= EXERCISE DESCRIPTION =
Make an exact copy of the lines, leaving the pictures out.

— start of COLLECTED MATERIAL —

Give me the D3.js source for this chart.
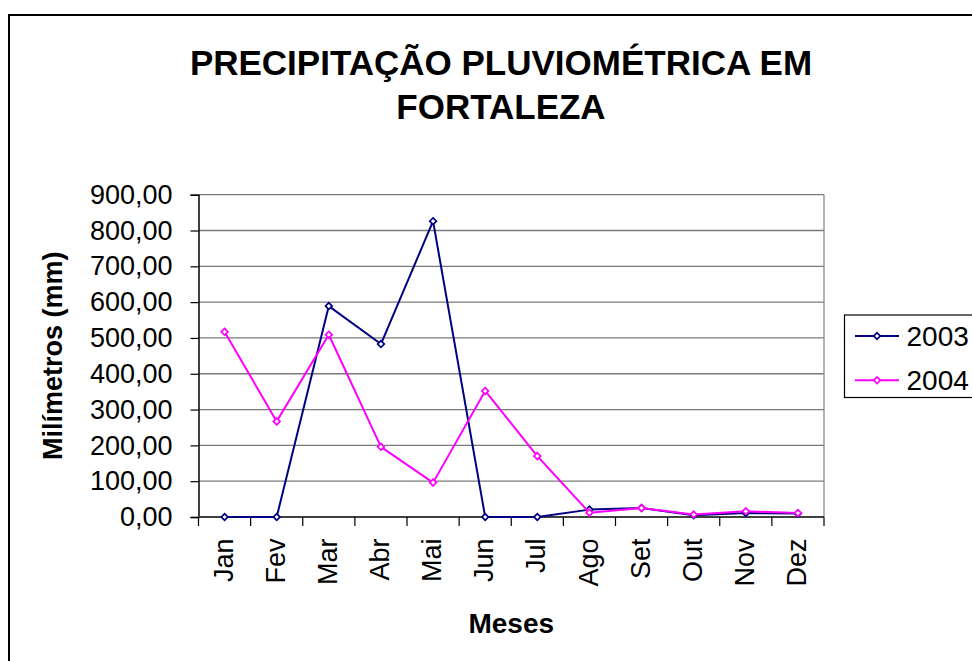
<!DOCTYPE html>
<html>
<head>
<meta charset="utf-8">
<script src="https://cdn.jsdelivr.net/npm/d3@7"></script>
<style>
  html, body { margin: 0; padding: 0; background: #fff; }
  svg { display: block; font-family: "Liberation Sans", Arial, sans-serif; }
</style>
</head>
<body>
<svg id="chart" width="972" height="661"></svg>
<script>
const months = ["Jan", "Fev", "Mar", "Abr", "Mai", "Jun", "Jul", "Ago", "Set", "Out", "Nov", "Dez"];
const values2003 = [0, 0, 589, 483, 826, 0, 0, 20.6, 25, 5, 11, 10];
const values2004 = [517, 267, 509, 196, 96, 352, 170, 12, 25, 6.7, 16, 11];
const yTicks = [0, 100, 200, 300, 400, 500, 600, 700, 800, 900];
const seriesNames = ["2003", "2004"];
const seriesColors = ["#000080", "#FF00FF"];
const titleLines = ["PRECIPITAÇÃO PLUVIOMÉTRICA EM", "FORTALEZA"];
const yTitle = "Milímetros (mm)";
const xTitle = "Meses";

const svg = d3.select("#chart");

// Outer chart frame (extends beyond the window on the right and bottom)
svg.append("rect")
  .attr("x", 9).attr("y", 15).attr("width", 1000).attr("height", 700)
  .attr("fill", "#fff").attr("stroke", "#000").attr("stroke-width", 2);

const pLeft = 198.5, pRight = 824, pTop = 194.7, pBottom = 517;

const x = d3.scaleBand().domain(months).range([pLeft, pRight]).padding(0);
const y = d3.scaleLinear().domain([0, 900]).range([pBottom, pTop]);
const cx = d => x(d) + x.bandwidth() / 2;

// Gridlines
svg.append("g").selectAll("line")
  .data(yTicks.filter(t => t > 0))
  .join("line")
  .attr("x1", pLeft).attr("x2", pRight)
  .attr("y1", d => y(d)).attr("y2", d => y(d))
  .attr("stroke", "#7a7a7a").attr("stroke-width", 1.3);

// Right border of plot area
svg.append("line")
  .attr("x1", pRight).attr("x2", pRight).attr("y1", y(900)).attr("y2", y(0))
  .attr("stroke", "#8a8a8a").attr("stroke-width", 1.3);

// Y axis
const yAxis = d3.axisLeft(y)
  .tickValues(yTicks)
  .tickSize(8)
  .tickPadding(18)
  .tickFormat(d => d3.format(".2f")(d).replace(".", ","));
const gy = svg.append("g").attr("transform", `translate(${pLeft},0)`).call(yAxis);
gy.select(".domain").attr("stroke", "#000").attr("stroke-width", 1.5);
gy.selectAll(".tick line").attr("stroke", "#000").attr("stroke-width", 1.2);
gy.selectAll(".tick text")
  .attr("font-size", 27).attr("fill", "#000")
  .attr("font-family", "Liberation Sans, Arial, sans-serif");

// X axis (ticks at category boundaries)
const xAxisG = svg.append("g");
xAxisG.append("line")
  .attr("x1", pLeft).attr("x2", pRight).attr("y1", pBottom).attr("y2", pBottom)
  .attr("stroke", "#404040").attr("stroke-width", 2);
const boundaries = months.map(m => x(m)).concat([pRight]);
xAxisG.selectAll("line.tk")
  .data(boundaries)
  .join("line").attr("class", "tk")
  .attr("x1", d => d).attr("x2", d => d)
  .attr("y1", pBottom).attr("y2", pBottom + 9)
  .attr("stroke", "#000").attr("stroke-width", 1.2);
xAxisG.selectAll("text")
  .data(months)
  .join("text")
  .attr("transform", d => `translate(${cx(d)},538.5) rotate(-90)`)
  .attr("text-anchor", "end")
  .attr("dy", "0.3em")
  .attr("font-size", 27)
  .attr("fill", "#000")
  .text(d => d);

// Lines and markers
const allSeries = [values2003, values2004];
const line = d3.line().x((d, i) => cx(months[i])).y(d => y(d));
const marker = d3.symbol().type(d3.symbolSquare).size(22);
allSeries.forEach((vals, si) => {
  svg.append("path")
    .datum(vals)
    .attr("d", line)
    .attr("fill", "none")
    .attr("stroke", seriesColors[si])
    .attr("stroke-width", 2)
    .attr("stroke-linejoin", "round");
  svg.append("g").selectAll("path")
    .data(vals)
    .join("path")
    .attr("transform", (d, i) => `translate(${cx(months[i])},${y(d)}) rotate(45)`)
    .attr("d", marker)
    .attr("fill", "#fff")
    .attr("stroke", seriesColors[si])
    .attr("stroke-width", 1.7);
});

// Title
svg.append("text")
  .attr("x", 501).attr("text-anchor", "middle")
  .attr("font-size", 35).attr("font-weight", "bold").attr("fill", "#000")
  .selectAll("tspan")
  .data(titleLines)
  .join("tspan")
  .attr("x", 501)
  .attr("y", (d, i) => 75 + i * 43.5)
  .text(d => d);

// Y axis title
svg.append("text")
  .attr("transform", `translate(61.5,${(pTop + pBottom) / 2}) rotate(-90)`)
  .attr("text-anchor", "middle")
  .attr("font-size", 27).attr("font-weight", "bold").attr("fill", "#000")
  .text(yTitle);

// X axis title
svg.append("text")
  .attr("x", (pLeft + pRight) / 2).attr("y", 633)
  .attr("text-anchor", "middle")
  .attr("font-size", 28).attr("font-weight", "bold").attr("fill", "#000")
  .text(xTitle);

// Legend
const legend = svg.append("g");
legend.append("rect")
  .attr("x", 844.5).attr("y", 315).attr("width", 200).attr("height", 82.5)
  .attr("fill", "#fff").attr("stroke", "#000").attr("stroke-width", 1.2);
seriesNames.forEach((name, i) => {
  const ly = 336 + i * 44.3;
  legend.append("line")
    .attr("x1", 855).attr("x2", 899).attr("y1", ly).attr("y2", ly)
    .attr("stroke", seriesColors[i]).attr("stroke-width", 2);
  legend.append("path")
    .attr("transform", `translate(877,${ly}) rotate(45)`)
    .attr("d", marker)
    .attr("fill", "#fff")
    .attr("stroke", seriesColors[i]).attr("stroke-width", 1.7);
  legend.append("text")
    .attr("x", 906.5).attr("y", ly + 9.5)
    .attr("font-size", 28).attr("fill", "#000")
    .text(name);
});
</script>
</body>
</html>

— end of COLLECTED MATERIAL —

= RESULT BELOW =
Give me the D3.js source for this chart.
<!DOCTYPE html>
<html>
<head>
<meta charset="utf-8">
<script src="https://cdn.jsdelivr.net/npm/d3@7"></script>
<style>
  html, body { margin: 0; padding: 0; background: #fff; }
  svg { display: block; font-family: "Liberation Sans", Arial, sans-serif; }
</style>
</head>
<body>
<svg id="chart" width="972" height="661"></svg>
<script>
const months = ["Jan", "Fev", "Mar", "Abr", "Mai", "Jun", "Jul", "Ago", "Set", "Out", "Nov", "Dez"];
const values2003 = [0, 0, 589, 483, 826, 0, 0, 20.6, 25, 5, 11, 10];
const values2004 = [517, 267, 509, 196, 96, 352, 170, 12, 25, 6.7, 16, 11];
const yTicks = [0, 100, 200, 300, 400, 500, 600, 700, 800, 900];
const seriesNames = ["2003", "2004"];
const seriesColors = ["#000080", "#FF00FF"];
const titleLines = ["PRECIPITAÇÃO PLUVIOMÉTRICA EM", "FORTALEZA"];
const yTitle = "Milímetros (mm)";
const xTitle = "Meses";

const svg = d3.select("#chart");

// Outer chart frame (extends beyond the window on the right and bottom)
svg.append("rect")
  .attr("x", 9).attr("y", 15).attr("width", 1000).attr("height", 700)
  .attr("fill", "#fff").attr("stroke", "#000").attr("stroke-width", 2);

const pLeft = 198.5, pRight = 824, pTop = 194.7, pBottom = 517;

const x = d3.scaleBand().domain(months).range([pLeft, pRight]).padding(0);
const y = d3.scaleLinear().domain([0, 900]).range([pBottom, pTop]);
const cx = d => x(d) + x.bandwidth() / 2;

// Gridlines
svg.append("g").selectAll("line")
  .data(yTicks.filter(t => t > 0))
  .join("line")
  .attr("x1", pLeft).attr("x2", pRight)
  .attr("y1", d => y(d)).attr("y2", d => y(d))
  .attr("stroke", "#7a7a7a").attr("stroke-width", 1.3);

// Right border of plot area
svg.append("line")
  .attr("x1", pRight).attr("x2", pRight).attr("y1", y(900)).attr("y2", y(0))
  .attr("stroke", "#8a8a8a").attr("stroke-width", 1.3);

// Y axis
const yAxis = d3.axisLeft(y)
  .tickValues(yTicks)
  .tickSize(8)
  .tickPadding(18)
  .tickFormat(d => d3.format(".2f")(d).replace(".", ","));
const gy = svg.append("g").attr("transform", `translate(${pLeft},0)`).call(yAxis);
gy.select(".domain").attr("stroke", "#000").attr("stroke-width", 1.5);
gy.selectAll(".tick line").attr("stroke", "#000").attr("stroke-width", 1.2);
gy.selectAll(".tick text")
  .attr("font-size", 27).attr("fill", "#000")
  .attr("font-family", "Liberation Sans, Arial, sans-serif");

// X axis (ticks at category boundaries)
const xAxisG = svg.append("g");
xAxisG.append("line")
  .attr("x1", pLeft).attr("x2", pRight).attr("y1", pBottom).attr("y2", pBottom)
  .attr("stroke", "#404040").attr("stroke-width", 2);
const boundaries = months.map(m => x(m)).concat([pRight]);
xAxisG.selectAll("line.tk")
  .data(boundaries)
  .join("line").attr("class", "tk")
  .attr("x1", d => d).attr("x2", d => d)
  .attr("y1", pBottom).attr("y2", pBottom + 9)
  .attr("stroke", "#000").attr("stroke-width", 1.2);
xAxisG.selectAll("text")
  .data(months)
  .join("text")
  .attr("transform", d => `translate(${cx(d)},538.5) rotate(-90)`)
  .attr("text-anchor", "end")
  .attr("dy", "0.3em")
  .attr("font-size", 27)
  .attr("fill", "#000")
  .text(d => d);

// Lines and markers
const allSeries = [values2003, values2004];
const line = d3.line().x((d, i) => cx(months[i])).y(d => y(d));
const marker = d3.symbol().type(d3.symbolSquare).size(22);
allSeries.forEach((vals, si) => {
  svg.append("path")
    .datum(vals)
    .attr("d", line)
    .attr("fill", "none")
    .attr("stroke", seriesColors[si])
    .attr("stroke-width", 2)
    .attr("stroke-linejoin", "round");
  svg.append("g").selectAll("path")
    .data(vals)
    .join("path")
    .attr("transform", (d, i) => `translate(${cx(months[i])},${y(d)}) rotate(45)`)
    .attr("d", marker)
    .attr("fill", "#fff")
    .attr("stroke", seriesColors[si])
    .attr("stroke-width", 1.7);
});

// Title
svg.append("text")
  .attr("x", 501).attr("text-anchor", "middle")
  .attr("font-size", 35).attr("font-weight", "bold").attr("fill", "#000")
  .selectAll("tspan")
  .data(titleLines)
  .join("tspan")
  .attr("x", 501)
  .attr("y", (d, i) => 75 + i * 43.5)
  .text(d => d);

// Y axis title
svg.append("text")
  .attr("transform", `translate(61.5,${(pTop + pBottom) / 2}) rotate(-90)`)
  .attr("text-anchor", "middle")
  .attr("font-size", 27).attr("font-weight", "bold").attr("fill", "#000")
  .text(yTitle);

// X axis title
svg.append("text")
  .attr("x", (pLeft + pRight) / 2).attr("y", 633)
  .attr("text-anchor", "middle")
  .attr("font-size", 28).attr("font-weight", "bold").attr("fill", "#000")
  .text(xTitle);

// Legend
const legend = svg.append("g");
legend.append("rect")
  .attr("x", 844.5).attr("y", 315).attr("width", 200).attr("height", 82.5)
  .attr("fill", "#fff").attr("stroke", "#000").attr("stroke-width", 1.2);
seriesNames.forEach((name, i) => {
  const ly = 336 + i * 44.3;
  legend.append("line")
    .attr("x1", 855).attr("x2", 899).attr("y1", ly).attr("y2", ly)
    .attr("stroke", seriesColors[i]).attr("stroke-width", 2);
  legend.append("path")
    .attr("transform", `translate(877,${ly}) rotate(45)`)
    .attr("d", marker)
    .attr("fill", "#fff")
    .attr("stroke", seriesColors[i]).attr("stroke-width", 1.7);
  legend.append("text")
    .attr("x", 906.5).attr("y", ly + 9.5)
    .attr("font-size", 28).attr("fill", "#000")
    .text(name);
});
</script>
</body>
</html>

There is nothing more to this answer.